Благоговея перед языком предков, языком первозданным, еще чистым в вольном своем течении, Распутин старается сберечь старинное слово от забвения. Употребленные к месту “на обыденок”, “шалаган”, “воздырять”, “дадена”, “на опоздках”, “изговелась”, “ветробой”, “крыльцы”, “вдругорядь” обретают новое звучание и новые оттенки в передаче сегодняшних переживаний и поступков. Встречаются слова, которых не найти и в Словаре Даля, — например, “миликает”, “простохожий” — откуда они, у кого подслушаны?
Каждый персонаж Распутина говорит своим языком, чем себя и характеризует. Так, в гладкой, штампованно-правильной речи Люси в “Последнем сроке” хорошо видны очерствелость чувств и высокомерие горожанки, а в безыскусной беседе старух лучится чистосердечие и мудрость.
Там, где текст идет от автора, народная и классическая линии гармонично соединяются и русское слово предстает во всей полноте совершенства. Как, например, в этом описании перехода лета в осень из “Прощания с Матёрой”:
“…Отцветало небо и солнечными днями смотрелось тяжелым и мякотным. Погода больше не дурила, стояла ветреная, сухая, но уже чувствовалось, чувствовалось время: ночами было студено; ярко, блескуче горели звезды и часто срывались, догорая на лету, прочеркивая лето прощальными огненными полосами, при виде которых что-то тревожно обрывалось и в душе, сиротя и сжимая ее; по утрам, после особенно звонких ночей, наплывали серые мутные туманы, держась покуда возле берегов, не застилая всей сплошью Ангару; а дни, ставшие заметно короче, но не потерявшие силы и мощи, казались до предела полными и тугими, вобравшими в себя больше, чем они могут свезти”.
* * *
Распутин-публицист родился с Распутиным-прозаиком одновременно.

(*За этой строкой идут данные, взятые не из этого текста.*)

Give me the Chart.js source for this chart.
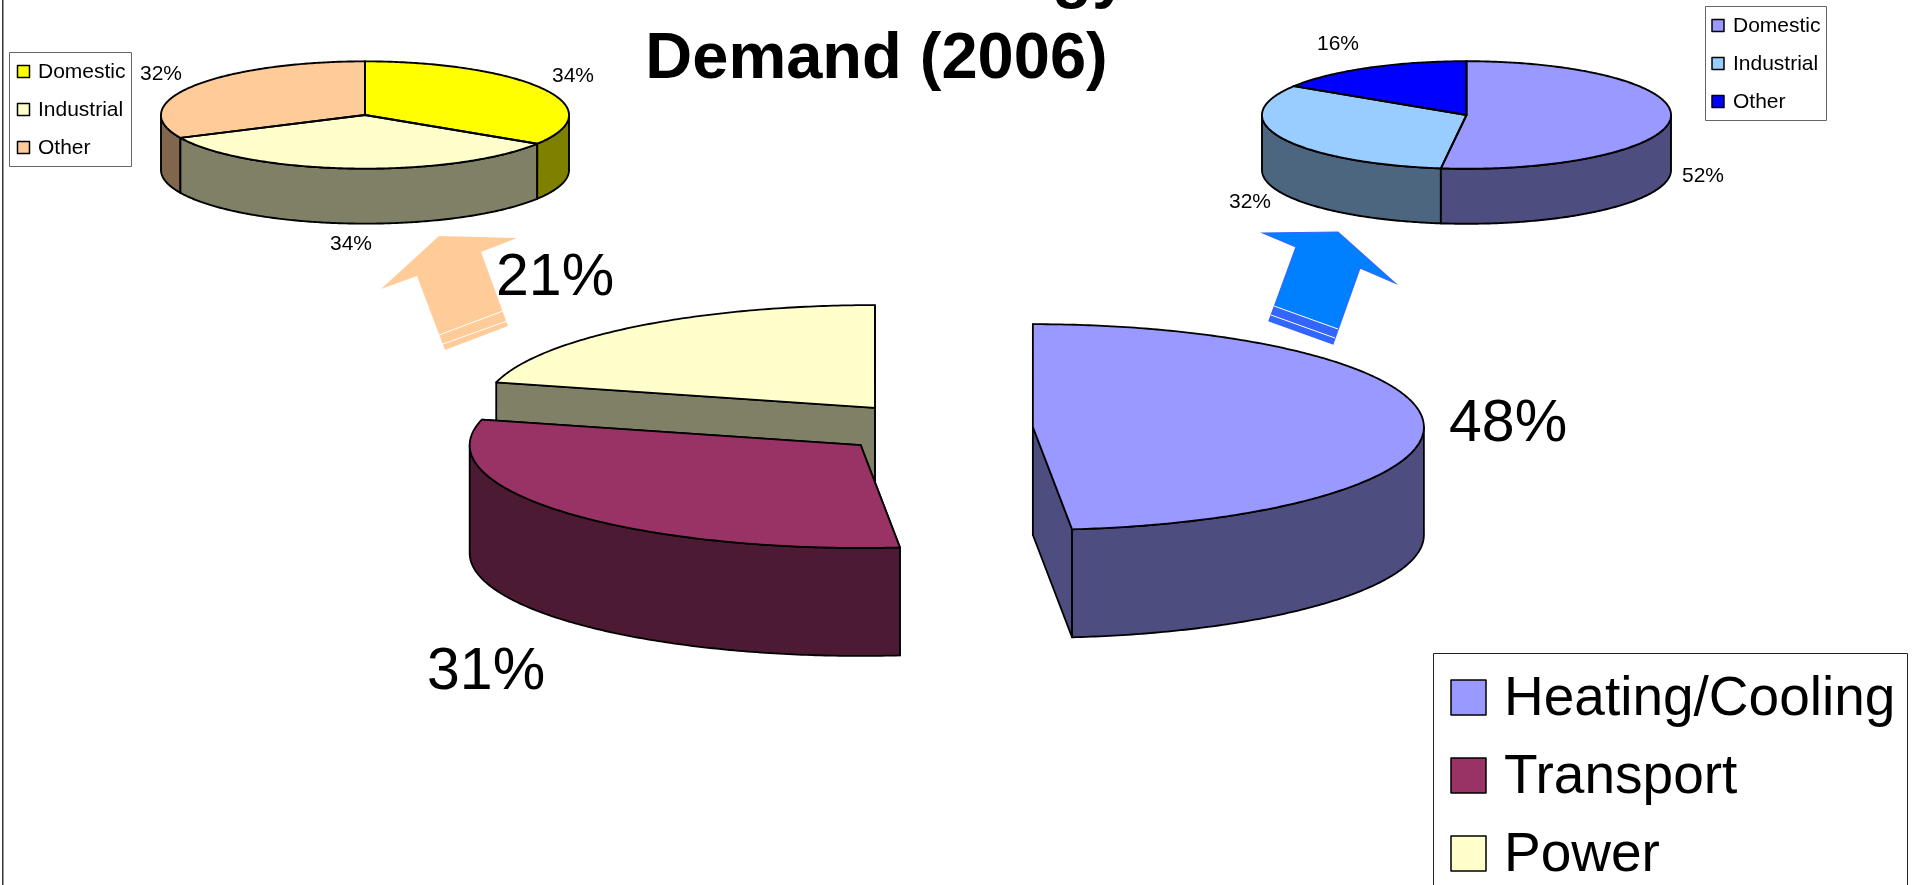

Книга очерков “Костровые новых городов” вышла даже на год раньше, чем первая книга прозы.
В 60-70-е годы Россия заговорила, и достаточно громко, о своих проблемах. И это было самое важное: судьба земли, природы, культуры. В политику писатели-почвенники не вторгались, справедливо полагая, что ее роль более следственная, нежели причинная. Их протестные голоса не были заглушены, поскольку вопросы села, состояния рек и озер, охраны памятников старины как бы не имели оснований быть под запретом. Конечно, острые публикации на любую тему восторга у властей не вызывали, но все-таки — дискуссиям, что развертывались на газетных полосах, и сегодня, как это ни странно для нашего безцензурного времени, можно позавидовать.
…Очерк “Иркутск с нами” дышал любовью к городу, где прошла юность и сложилась судьба писателя. “Удивительно и невыразимо чувство родины, — высокая строка запева поддерживалась другими, доверительными и задушевными. — … Иркутск, мой родной город… в меру знаменитый, в меру скромный, в меру культурный…” Подмечены и привечены и “особенный час” раннего летнего рассвета, и сказочный мир старинных улочек, и виды храмов; с гордостью приведены восхищенные отзывы знаменитостей, посетивших Иркутск давно и недавно. Любуясь городом, автор в то же время отстаивал необходимость сохранения его исторического лица — деревянного зодчества.